Rodale's Illustrated Cabinetmaking presents also the same project (giving American Country Furniture, 1990 as reference) and shows the batten with a sliding dovetail. Of course making a 40" long sliding dovetail is not easy and I would probably go for slotted screws like the NYW did.  Anyway the sliding dovetail weakens the top with two grooves and asks for a  thicker and heavier tabletop.

Back to the Oak Bathroom Vanity - Program #106, looking at the top. The NYW dovetails the apron.  This is impressive as it requires a good knowledge of the dovetail jig to ensure a perfect fit with the top.  I would go for mitered joints and fix the apron with pocket holes in the top to keep everything within my toolset (and keep it easy).  Fine tuning the miter can be done with a good  powered miter saw if available (I am already regretting I dropped it out of the toolset). An alternative is to use a miter shooting board,  but to make this work I would probably need a very good plane.

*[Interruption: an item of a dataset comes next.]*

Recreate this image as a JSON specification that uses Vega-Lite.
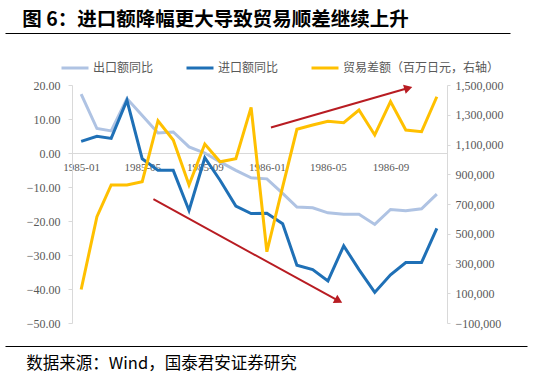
{
  "$schema": "https://vega.github.io/schema/vega-lite/v6.json",
  "autosize": {"type": "none"},
  "padding": {"left": 5, "top": 85, "right": 92, "bottom": 52},
  "width": 442,
  "height": 238,
  "background": "white",
  "config": {
    "view": {"stroke": null},
    "font": "Noto Sans CJK SC",
    "axis": {"grid": false, "domainColor": "#d9d9d9", "tickColor": "#d9d9d9", "labelColor": "#595959", "labelFont": "Liberation Serif", "labelFontSize": 12, "labelOverlap": false}
  },
  "layer": [
    {
      "data": {"values": [
        {"month": "1985-01-01", "出口额同比": 17.3, "进口额同比": 3.4, "贸易差额": 125000},
        {"month": "1985-02-01", "出口额同比": 7.2, "进口额同比": 4.9, "贸易差额": 615000},
        {"month": "1985-03-01", "出口额同比": 6.5, "进口额同比": 4.3, "贸易差额": 828000},
        {"month": "1985-04-01", "出口额同比": 16.0, "进口额同比": 15.5, "贸易差额": 828000},
        {"month": "1985-05-01", "出口额同比": 11.0, "进口额同比": -1.7, "贸易差额": 850000},
        {"month": "1985-06-01", "出口额同比": 5.9, "进口额同比": -5.1, "贸易差额": 1260000},
        {"month": "1985-07-01", "出口额同比": 6.2, "进口额同比": -5.1, "贸易差额": 1130000},
        {"month": "1985-08-01", "出口额同比": 1.8, "进口额同比": -16.9, "贸易差额": 828000},
        {"month": "1985-09-01", "出口额同比": 0.0, "进口额同比": -1.4, "贸易差额": 1103000},
        {"month": "1985-10-01", "出口额同比": -2.6, "进口额同比": -8.0, "贸易差额": 984000},
        {"month": "1985-11-01", "出口额同比": -5.1, "进口额同比": -15.6, "贸易差额": 1004000},
        {"month": "1985-12-01", "出口额同比": -7.3, "进口额同比": -17.8, "贸易差额": 1350000},
        {"month": "1986-01-01", "出口额同比": -7.6, "进口额同比": -17.7, "贸易差额": 379000},
        {"month": "1986-02-01", "出口额同比": -11.9, "进口额同比": -20.8, "贸易差额": 815000},
        {"month": "1986-03-01", "出口额同比": -15.9, "进口额同比": -33.0, "贸易差额": 1202000},
        {"month": "1986-04-01", "出口额同比": -16.1, "进口额同比": -34.3, "贸易差额": 1231000},
        {"month": "1986-05-01", "出口额同比": -17.6, "进口额同比": -37.6, "贸易差额": 1256000},
        {"month": "1986-06-01", "出口额同比": -18.0, "进口额同比": -27.3, "贸易差额": 1247000},
        {"month": "1986-07-01", "出口额同比": -18.0, "进口额同比": -34.3, "贸易差额": 1332000},
        {"month": "1986-08-01", "出口额同比": -21.0, "进口额同比": -41.0, "贸易差额": 1164000},
        {"month": "1986-09-01", "出口额同比": -16.6, "进口额同比": -35.8, "贸易差额": 1388000},
        {"month": "1986-10-01", "出口额同比": -17.0, "进口额同比": -32.2, "贸易差额": 1197000},
        {"month": "1986-11-01", "出口额同比": -16.4, "进口额同比": -32.2, "贸易差额": 1186000},
        {"month": "1986-12-01", "出口额同比": -12.1, "进口额同比": -22.2, "贸易差额": 1421000}
      ]},
      "encoding": {
        "x": {
          "field": "month", "type": "temporal",
          "scale": {"type": "utc", "range": [67, 442], "domain": [{"year": 1984, "month": 12, "date": 14, "utc": true}, {"year": 1986, "month": 12, "date": 21, "utc": true}]},
          "axis": {
            "title": null, "orient": "bottom",
            "values": [
              {"year": 1985, "month": 1, "date": 1, "utc": true},
              {"year": 1985, "month": 5, "date": 1, "utc": true},
              {"year": 1985, "month": 9, "date": 1, "utc": true},
              {"year": 1986, "month": 1, "date": 1, "utc": true},
              {"year": 1986, "month": 5, "date": 1, "utc": true},
              {"year": 1986, "month": 9, "date": 1, "utc": true}
            ],
            "labelExpr": "utcFormat(datum.value, '%Y-%m')", "offset": -170, "tickSize": 0, "labelPadding": 8,
            "labelFontSize": 11, "labelFlush": false, "labelOverlap": false, "domainColor": "#d9d9d9"
          }
        }
      },
      "layer": [
        {
          "encoding": {
            "y": {
              "field": "value", "type": "quantitative",
              "scale": {"domain": [-50, 20], "nice": false, "zero": false},
              "axis": {"title": null, "orient": "left", "offset": -67, "values": [-50, -40, -30, -20, -10, 0, 10, 20], "labelExpr": "format(datum.value, '.2f')", "labelOverlap": false, "tickSize": 4, "labelPadding": 8}
            }
          },
          "layer": [
            {
              "transform": [{"fold": ["出口额同比", "进口额同比"], "as": ["series", "value"]}],
              "mark": {"type": "line", "strokeWidth": 3},
              "encoding": {
                "color": {
                  "field": "series", "type": "nominal",
                  "scale": {"domain": ["出口额同比", "进口额同比", "贸易差额（百万日元，右轴）"], "range": ["#AFC3E3", "#1F70B6", "#FFC000"]},
                  "legend": {
                    "orient": "none", "legendX": 55, "legendY": -32, "offset": 0, "direction": "horizontal", "title": null,
                    "symbolType": "stroke", "symbolSize": 729, "symbolStrokeWidth": 3, "labelFontSize": 12,
                    "labelColor": "#595959", "labelFont": "Noto Sans CJK SC", "columnPadding": 26, "labelOffset": 3, "padding": 0
                  }
                }
              }
            },
            {
              "data": {"values": [
                {"month": "1985-05-23", "value": -13.6, "month2": "1986-05-22", "value2": -43.5},
                {"month": "1986-01-09", "value": 7.5, "month2": "1986-10-06", "value2": 19.1}
              ]},
              "mark": {"type": "rule", "color": "#B81C22", "strokeWidth": 2},
              "encoding": {
                "x2": {"field": "month2"},
                "y2": {"field": "value2"}
              }
            },
            {
              "data": {"values": [{"month": "1986-05-22", "value": -43.5}]},
              "mark": {"type": "point", "shape": "triangle-right", "filled": true, "size": 90, "angle": 28.7, "color": "#B81C22", "opacity": 1}
            },
            {
              "data": {"values": [{"month": "1986-10-06", "value": 19.1}]},
              "mark": {"type": "point", "shape": "triangle-right", "filled": true, "size": 90, "angle": 344, "color": "#B81C22", "opacity": 1}
            }
          ]
        },
        {
          "mark": {"type": "line", "strokeWidth": 3},
          "encoding": {
            "y": {
              "field": "贸易差额", "type": "quantitative",
              "scale": {"domain": [-100000, 1500000], "nice": false, "zero": false},
              "axis": {"title": null, "orient": "right", "values": [-100000, 100000, 300000, 500000, 700000, 900000, 1100000, 1300000, 1500000], "labelExpr": "format(datum.value, ',')", "labelOverlap": false, "tickSize": 3, "labelPadding": 5}
            },
            "color": {"datum": "贸易差额（百万日元，右轴）"}
          }
        }
      ],
      "resolve": {"scale": {"y": "independent"}}
    },
    {
      "data": {"values": [{"v": 0}, {"v": 1}]},
      "mark": {"type": "point", "opacity": 0},
      "encoding": {
        "x": {
          "field": "v", "type": "quantitative",
          "scale": {"domain": [0, 1], "range": [0, 505]},
          "axis": {"orient": "top", "offset": 52, "domainColor": "#000000", "domainWidth": 1, "ticks": false, "labels": false, "grid": false, "title": null}
        }
      }
    },
    {
      "data": {"values": [{"v": 0}, {"v": 1}]},
      "mark": {"type": "point", "opacity": 0},
      "encoding": {
        "x": {
          "field": "v", "type": "quantitative",
          "scale": {"domain": [0, 1], "range": [0, 522]},
          "axis": {"orient": "bottom", "offset": 23, "domainColor": "#000000", "domainWidth": 1, "ticks": false, "labels": false, "grid": false, "title": null}
        }
      }
    },
    {
      "data": {"values": [{"v": 0}, {"v": 1}]},
      "mark": {"type": "point", "opacity": 0},
      "encoding": {
        "x": {
          "field": "v", "type": "quantitative",
          "scale": {"domain": [0, 1], "range": [0, 420]},
          "axis": {
            "orient": "top", "offset": 52, "domain": false, "ticks": false, "labels": false, "grid": false,
            "title": "图 6：进口额降幅更大导致贸易顺差继续上升",
            "titleAnchor": "middle", "titleAlign": "center", "titleY": -8, "titleBaseline": "alphabetic", "titleAngle": 0,
            "titleFont": "Noto Sans CJK SC", "titleFontSize": 19.5, "titleFontWeight": "bold", "titleColor": "#000000", "titleLimit": 600
          }
        }
      }
    },
    {
      "data": {"values": [{"v": 0}, {"v": 1}]},
      "mark": {"type": "point", "opacity": 0},
      "encoding": {
        "x": {
          "field": "v", "type": "quantitative",
          "scale": {"domain": [0, 1], "range": [0, 312]},
          "axis": {
            "orient": "bottom", "offset": 23, "domain": false, "ticks": false, "labels": false, "grid": false,
            "title": "数据来源：Wind，国泰君安证券研究",
            "titleAnchor": "middle", "titleAlign": "center", "titleY": 22, "titleBaseline": "alphabetic", "titleAngle": 0,
            "titleFont": "Noto Sans CJK SC", "titleFontSize": 16.5, "titleFontWeight": "normal", "titleColor": "#000000", "titleLimit": 600
          }
        }
      }
    }
  ],
  "resolve": {"scale": {"x": "independent"}}
}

With this I finish the Cabinet Making series.  Discovering the NYW series was fun.  It offers good images and sound about mechanized wood workshop activities,  fluid transitions between concept and realization and packs a project in less than 25 minutes.
The few cross grain structures that caught my attention in #106,  are probably limited to the first season of the NYW,  later episodes seem to always solve those problems.
Analysing a few projects from the NYW allowed me to put the 'minimal' toolset to a test.  It appears that no drastic changes where needed to make the projects doable. I could do it with the I can do that toolset and some more. And this came as a surprise to me as the NYW has a name of heavy power tool (ab)use.